Australia | Dec 01 2011

– JP Morgan initiates on Bradken with an Overweight rating
– Attracted to leverage to growth in mining production
FNArena database now shows seven Buy ratings

By Chris Shaw

For some time Bradken ((BKN)) has been among the market's preferred exposures to mining sector infrastructure spending, as evidenced by a perfect six-for-six Buy ratings among brokers in the FNArena database providing coverage of the stock.

This has now become seven positive views, with JP Morgan initiating coverage on Bradken with an Overweight rating and price target of $9.41. The primary attraction for the broker is leverage to growth in mining production in the bulk, base and precious metals sectors.

This reflects Bradken's role as a supplier of consumable products needed in the sector such as ground engaging tools, wear plates, crawler shoes, wagons and bogies. These are sourced from the company's global footprint of foundries, machine shops, fabrication facilities, engineering workshops and other facilities.

Bradken's product offering is divided into five divisions, including Mining Products, Engineered Products, Rail, Industrial and Other, the latter including Cast Metal services and Power and Cement operations in the UK.

For JP Morgan the key remains Bradken's leverage to the mining sector, where growth is being driven by continued industrialisation in the developed world. This process is supporting strong demand growth for bulk and base metals, driving prices higher and so generating a supply response. As production increases, so too does demand for products manufactured by Bradken.

This supports the strong near-term earnings growth expectations of JP Morgan. In earnings per share (EPS) terms the broker expects Bradken will grow earnings by 19% this year and 18% in FY13, supported by strong underlying demand, higher production volumes and continued investment in organic and acquisitive growth.

In EPS terms JP Morgan expects Bradken to earn 71.9c this year and 85.1c in FY13. This compares to consensus EPS forecasts according to the FNArena database of 71.5c and 82.7c respectively.

Despite the strong earnings growth expectations, JP Morgan notes Bradken trades at a 21% discount to valuation at present and so offers an opportunity. This reflects potential catalysts to closing this valuation gap, such as delivery of management's guidance for earnings growth in FY12.

As well, JP Morgan suggests the successful integration of recent acquisitions such as Norcast and AOA should act as positive share price drivers as the market gains greater confidence in earnings expectations for Bradken.
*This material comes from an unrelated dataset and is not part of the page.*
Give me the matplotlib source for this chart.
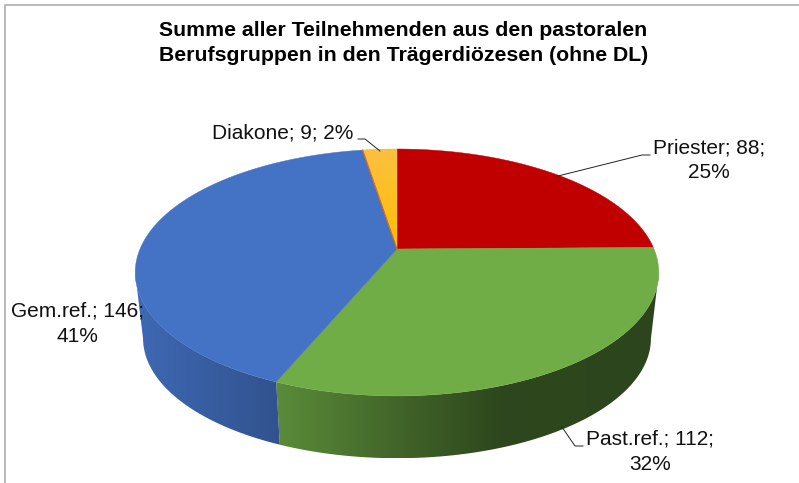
# 3D-Kreisdiagramm nachbauen (Teilnehmende nach Berufsgruppen)
import numpy as np
import matplotlib
matplotlib.use('Agg')
import matplotlib.pyplot as plt
from matplotlib.patches import Polygon

# Daten
names = ['Priester', 'Past.ref.', 'Gem.ref.', 'Diakone']
values = [88, 112, 146, 9]
percents = [25, 32, 41, 2]
title = 'Summe aller Teilnehmenden aus den pastoralen\nBerufsgruppen in den Trägerdiözesen (ohne DL)'

# Farben
top_colors = ['#c00000', '#70ad47', '#4472c4', '#ffc000']
shade_x = [136, 280, 400, 500, 660]
shades = [
    [0.60, 0.60, 0.60, 0.60, 0.60],
    [0.80, 0.80, 0.58, 0.41, 0.40],
    [0.92, 0.72, 0.72, 0.72, 0.72],
    [0.80, 0.80, 0.80, 0.80, 0.80],
]

# Geometrie der Torte in Pixeln
cx, cy = 397, 249
a, b, k = 257, 119, 0.19
depth = 66.7
scale_bottom = 0.97


def project(theta, s=1.0, dy=0.0):
    u = np.sin(theta)
    v = np.cos(theta)
    w = 1 + k * v
    return cx + s * a * u / w, cy + dy - s * b * v / w


fracs = np.array(values) / sum(values)
edges = 2 * np.pi * np.concatenate([[0], np.cumsum(fracs)])

plt.rcParams['font.family'] = ['Liberation Sans', 'DejaVu Sans']
fig = plt.figure(figsize=(7.99, 4.83), dpi=100)
ax = fig.add_axes([0, 0, 1, 1])
ax.axis('off')

# Rahmen links und oben
ax.plot([4.5, 4.5, 799], [483, 4.5, 4.5], color='#b4b4b4', lw=1.3, zorder=1)

# Seitenwand mit Verlauf von links nach rechts (nur der sichtbare Teil)
for i in range(len(values)):
    t = np.linspace(edges[i], edges[i + 1], 300)
    t = t[np.cos(t) <= -k]
    if len(t) < 2:
        continue
    x_top, y_top = project(t)
    x_bot, y_bot = project(t, s=scale_bottom, dy=depth)
    pts = np.column_stack([np.concatenate([x_top, x_bot[::-1]]),
                           np.concatenate([y_top, y_bot[::-1]])])
    base = np.array(matplotlib.colors.to_rgb(top_colors[i]))
    grad_x = np.linspace(pts[:, 0].min(), pts[:, 0].max(), 300)
    rgb = np.outer(np.interp(grad_x, shade_x, shades[i]), base).reshape(1, -1, 3)
    wall = Polygon(pts, facecolor='none', edgecolor='none', zorder=2)
    ax.add_patch(wall)
    im = ax.imshow(rgb, extent=[grad_x[0], grad_x[-1], pts[:, 1].max(), pts[:, 1].min()],
                   aspect='auto', zorder=2, interpolation='bilinear')
    im.set_clip_path(wall)

# Oberseite
for i in range(len(values)):
    t = np.linspace(edges[i], edges[i + 1], 200)
    xs, ys = project(t)
    xs = np.concatenate([[cx], xs])
    ys = np.concatenate([[cy], ys])
    poly = Polygon(np.column_stack([xs, ys]), facecolor=top_colors[i],
                   edgecolor=top_colors[i], lw=0.3, zorder=3)
    ax.add_patch(poly)
    if names[i] == 'Diakone':
        grad = np.linspace(0, 1, 50).reshape(-1, 1, 1)
        rgb = (1 - grad) * np.array([0.988, 0.75, 0.25]) + grad * np.array([1.0, 0.753, 0.0])
        im = ax.imshow(rgb, extent=[xs.min(), xs.max(), ys.max(), ys.min()],
                       aspect='auto', zorder=3.2)
        im.set_clip_path(poly)
        ex, ey = project(edges[i])
        ax.plot([cx, ex], [cy, ey], color='#e0641e', lw=0.8, zorder=3.4)

# Beschriftung
label_pos = [(709, 160.5), (650, 451.5), (77, 323.5)]
for i in range(3):
    ax.text(label_pos[i][0], label_pos[i][1], f'{names[i]}; {values[i]};\n{percents[i]}%',
            ha='center', va='center', fontsize=15, color='#111111', linespacing=1.4, zorder=5)
ax.text(283, 133, f'{names[3]}; {values[3]}; {percents[3]}%', ha='center', va='center',
        fontsize=15, color='#111111', zorder=5)

# Führungslinien
ax.plot([558, 642, 650], [176, 155, 155], color='#222222', lw=0.7, zorder=4)
ax.plot([562, 575, 583], [427, 446, 446], color='#222222', lw=0.7, zorder=4)
ax.plot([358, 365, 380], [139, 139, 151], color='#222222', lw=0.7, zorder=4)

ax.text(403.5, 43, title, ha='center', va='center', fontsize=15.3, fontweight='bold',
        color='black', linespacing=1.4, zorder=5)

ax.set_xlim(0, 799)
ax.set_ylim(483, 0)

fig.savefig('out.png', dpi=100)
Addressing a decline in group returns stemming from strong competition putting pressure on margins and prices should also be viewed positively by the market in JP Morgan's view. Medium-term Bradken is expected to recoup some of the recent declines, but a return to historical peak rates of return looks increasingly challenging.

Among the other positive views in the market, Macquarie suggests what should help Bradken deliver solid earnings performance over the medium-term is strong management and good market share in core products. 

The other supportive factor noted by BA Merrill Lynch post Bradken's AGM in October is even using bearish assumptions in its model, the resulting base case valuation implies the stock is not so far from a potential bottom.

BA-ML's price target for Bradken stands at $9.30, which is almost exactly equal to the consensus price target according to the FNArena database of $9.32. Targets range from Credit Suisse and Deutsche Bank at $8.70 to UBS at $10.15.

Shares in Bradken today are stronger and as at 10.30am the stock was up 13c at $7.46. This compares to a trading range over the past 12 months of $6.09 to $9.60. The current share price implies upside of around 7% to the consensus price target in the FNArena database.